__What to do__. Output each line exactly as it appears, skipping any embedded picture.

__Source excerpt__.
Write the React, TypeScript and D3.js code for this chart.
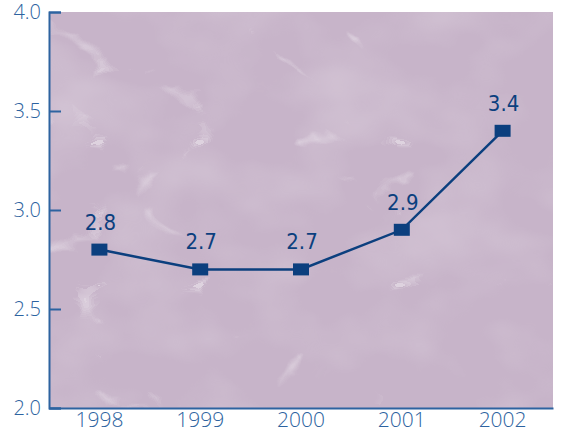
import * as d3 from 'd3';
import React, { useEffect, useRef } from 'react';

const years = ['1998', '1999', '2000', '2001', '2002'];
const values = [2.8, 2.7, 2.7, 2.9, 3.4];
const yTicks = [2.0, 2.5, 3.0, 3.5, 4.0];

export default function App() {
  const ref = useRef<SVGSVGElement>(null);

  useEffect(() => {
    if (!ref.current) return;
    const width = 561;
    const height = 432;
    const left = 49, right = 553, top = 12, bottom = 408;

    const svg = d3.select(ref.current);
    svg.selectAll('*').remove();
    svg.attr('width', width).attr('height', height);

    // marble: cloudy light patches + thin light veins
    const defs = svg.append('defs');
    const clouds = defs.append('filter').attr('id', 'clouds')
      .attr('x', 0).attr('y', 0).attr('width', 1).attr('height', 1);
    clouds.append('feTurbulence')
      .attr('type', 'fractalNoise').attr('baseFrequency', '0.01 0.014')
      .attr('numOctaves', 3).attr('seed', 3).attr('result', 'noise');
    clouds.append('feColorMatrix').attr('in', 'noise').attr('type', 'matrix')
      .attr('values', '0 0 0 0 1  0 0 0 0 1  0 0 0 0 1  1.6 0 0 0 -0.7');
    clouds.append('feComposite').attr('in2', 'SourceGraphic').attr('operator', 'in');

    const veins = defs.append('filter').attr('id', 'veins')
      .attr('x', 0).attr('y', 0).attr('width', 1).attr('height', 1);
    veins.append('feTurbulence')
      .attr('type', 'turbulence').attr('baseFrequency', '0.005 0.007')
      .attr('numOctaves', 4).attr('seed', 21).attr('result', 'noise');
    veins.append('feColorMatrix').attr('in', 'noise').attr('type', 'matrix')
      .attr('values', '0 0 0 0 1  0 0 0 0 1  0 0 0 0 1  -11 0 0 0 1.0')
      .attr('result', 'v');
    veins.append('feGaussianBlur').attr('in', 'v').attr('stdDeviation', 0.5).attr('result', 'soft');
    veins.append('feComposite').attr('in', 'soft').attr('in2', 'SourceGraphic').attr('operator', 'in');

    const x = d3.scaleBand<string>().domain(years).range([left, right]);
    const y = d3.scaleLinear().domain([2, 4]).range([bottom, top]);

    const bg = '#c7b4c9';
    const plot = svg.append('g');
    plot.append('rect')
      .attr('x', left).attr('y', top).attr('width', right - left).attr('height', bottom - top)
      .attr('fill', bg);
    plot.append('rect')
      .attr('x', left).attr('y', top).attr('width', right - left).attr('height', bottom - top)
      .attr('fill', bg).attr('filter', 'url(#clouds)').attr('opacity', 0.25);
    plot.append('rect')
      .attr('x', left).attr('y', top).attr('width', right - left).attr('height', bottom - top)
      .attr('fill', bg).attr('filter', 'url(#veins)').attr('opacity', 0.4);

    const blue = '#2d63a0';
    const navy = '#0b3f7e';

    // y axis
    const yAxis = svg.append('g').attr('transform', `translate(${left},0)`)
      .call(d3.axisLeft(y).tickValues(yTicks).tickFormat(d3.format('.1f')).tickSize(-12).tickPadding(20));
    yAxis.select('.domain').attr('stroke', blue).attr('stroke-width', 2);
    yAxis.selectAll('.tick line').attr('stroke', blue).attr('stroke-width', 2);
    yAxis.selectAll('.tick text')
      .attr('fill', blue).attr('font-size', 20).attr('font-family', '"Open Sans", sans-serif')
      .attr('font-weight', 300).attr('x', -8);

    // x axis
    const xAxis = svg.append('g').attr('transform', `translate(0,${bottom})`)
      .call(d3.axisBottom(x).tickSize(0).tickPadding(4));
    xAxis.select('.domain').attr('stroke', blue).attr('stroke-width', 2);
    xAxis.selectAll('.tick text')
      .attr('fill', blue).attr('font-size', 21).attr('font-family', '"Open Sans", sans-serif')
      .attr('font-weight', 300);

    const cx = (d: string) => (x(d) ?? 0) + x.bandwidth() / 2;

    const line = d3.line<number>().x((_, i) => cx(years[i])).y(d => y(d));
    svg.append('path').datum(values).attr('d', line)
      .attr('fill', 'none').attr('stroke', navy).attr('stroke-width', 2.5);

    svg.selectAll('rect.pt').data(values).enter().append('rect').attr('class', 'pt')
      .attr('x', (_, i) => cx(years[i]) - 8).attr('y', d => y(d) - 6)
      .attr('width', 16).attr('height', 12).attr('fill', navy);

    svg.selectAll('text.lbl').data(values).enter().append('text').attr('class', 'lbl')
      .attr('x', (_, i) => cx(years[i]) + 1).attr('y', d => y(d) - 20)
      .attr('text-anchor', 'middle')
      .attr('font-family', '"Liberation Sans Narrow", "DejaVu Sans Condensed", sans-serif')
      .attr('font-size', 22).attr('fill', navy)
      .text(d => d.toFixed(1));
  }, []);

  return <svg ref={ref} style={{ display: 'block', position: 'absolute', left: 0, top: 0 }} />;
}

__Solution__.
Write the React, TypeScript and D3.js code for this chart.
import * as d3 from 'd3';
import React, { useEffect, useRef } from 'react';

const years = ['1998', '1999', '2000', '2001', '2002'];
const values = [2.8, 2.7, 2.7, 2.9, 3.4];
const yTicks = [2.0, 2.5, 3.0, 3.5, 4.0];

export default function App() {
  const ref = useRef<SVGSVGElement>(null);

  useEffect(() => {
    if (!ref.current) return;
    const width = 561;
    const height = 432;
    const left = 49, right = 553, top = 12, bottom = 408;

    const svg = d3.select(ref.current);
    svg.selectAll('*').remove();
    svg.attr('width', width).attr('height', height);

    // marble: cloudy light patches + thin light veins
    const defs = svg.append('defs');
    const clouds = defs.append('filter').attr('id', 'clouds')
      .attr('x', 0).attr('y', 0).attr('width', 1).attr('height', 1);
    clouds.append('feTurbulence')
      .attr('type', 'fractalNoise').attr('baseFrequency', '0.01 0.014')
      .attr('numOctaves', 3).attr('seed', 3).attr('result', 'noise');
    clouds.append('feColorMatrix').attr('in', 'noise').attr('type', 'matrix')
      .attr('values', '0 0 0 0 1  0 0 0 0 1  0 0 0 0 1  1.6 0 0 0 -0.7');
    clouds.append('feComposite').attr('in2', 'SourceGraphic').attr('operator', 'in');

    const veins = defs.append('filter').attr('id', 'veins')
      .attr('x', 0).attr('y', 0).attr('width', 1).attr('height', 1);
    veins.append('feTurbulence')
      .attr('type', 'turbulence').attr('baseFrequency', '0.005 0.007')
      .attr('numOctaves', 4).attr('seed', 21).attr('result', 'noise');
    veins.append('feColorMatrix').attr('in', 'noise').attr('type', 'matrix')
      .attr('values', '0 0 0 0 1  0 0 0 0 1  0 0 0 0 1  -11 0 0 0 1.0')
      .attr('result', 'v');
    veins.append('feGaussianBlur').attr('in', 'v').attr('stdDeviation', 0.5).attr('result', 'soft');
    veins.append('feComposite').attr('in', 'soft').attr('in2', 'SourceGraphic').attr('operator', 'in');

    const x = d3.scaleBand<string>().domain(years).range([left, right]);
    const y = d3.scaleLinear().domain([2, 4]).range([bottom, top]);

    const bg = '#c7b4c9';
    const plot = svg.append('g');
    plot.append('rect')
      .attr('x', left).attr('y', top).attr('width', right - left).attr('height', bottom - top)
      .attr('fill', bg);
    plot.append('rect')
      .attr('x', left).attr('y', top).attr('width', right - left).attr('height', bottom - top)
      .attr('fill', bg).attr('filter', 'url(#clouds)').attr('opacity', 0.25);
    plot.append('rect')
      .attr('x', left).attr('y', top).attr('width', right - left).attr('height', bottom - top)
      .attr('fill', bg).attr('filter', 'url(#veins)').attr('opacity', 0.4);

    const blue = '#2d63a0';
    const navy = '#0b3f7e';

    // y axis
    const yAxis = svg.append('g').attr('transform', `translate(${left},0)`)
      .call(d3.axisLeft(y).tickValues(yTicks).tickFormat(d3.format('.1f')).tickSize(-12).tickPadding(20));
    yAxis.select('.domain').attr('stroke', blue).attr('stroke-width', 2);
    yAxis.selectAll('.tick line').attr('stroke', blue).attr('stroke-width', 2);
    yAxis.selectAll('.tick text')
      .attr('fill', blue).attr('font-size', 20).attr('font-family', '"Open Sans", sans-serif')
      .attr('font-weight', 300).attr('x', -8);

    // x axis
    const xAxis = svg.append('g').attr('transform', `translate(0,${bottom})`)
      .call(d3.axisBottom(x).tickSize(0).tickPadding(4));
    xAxis.select('.domain').attr('stroke', blue).attr('stroke-width', 2);
    xAxis.selectAll('.tick text')
      .attr('fill', blue).attr('font-size', 21).attr('font-family', '"Open Sans", sans-serif')
      .attr('font-weight', 300);

    const cx = (d: string) => (x(d) ?? 0) + x.bandwidth() / 2;

    const line = d3.line<number>().x((_, i) => cx(years[i])).y(d => y(d));
    svg.append('path').datum(values).attr('d', line)
      .attr('fill', 'none').attr('stroke', navy).attr('stroke-width', 2.5);

    svg.selectAll('rect.pt').data(values).enter().append('rect').attr('class', 'pt')
      .attr('x', (_, i) => cx(years[i]) - 8).attr('y', d => y(d) - 6)
      .attr('width', 16).attr('height', 12).attr('fill', navy);

    svg.selectAll('text.lbl').data(values).enter().append('text').attr('class', 'lbl')
      .attr('x', (_, i) => cx(years[i]) + 1).attr('y', d => y(d) - 20)
      .attr('text-anchor', 'middle')
      .attr('font-family', '"Liberation Sans Narrow", "DejaVu Sans Condensed", sans-serif')
      .attr('font-size', 22).attr('fill', navy)
      .text(d => d.toFixed(1));
  }, []);

  return <svg ref={ref} style={{ display: 'block', position: 'absolute', left: 0, top: 0 }} />;
}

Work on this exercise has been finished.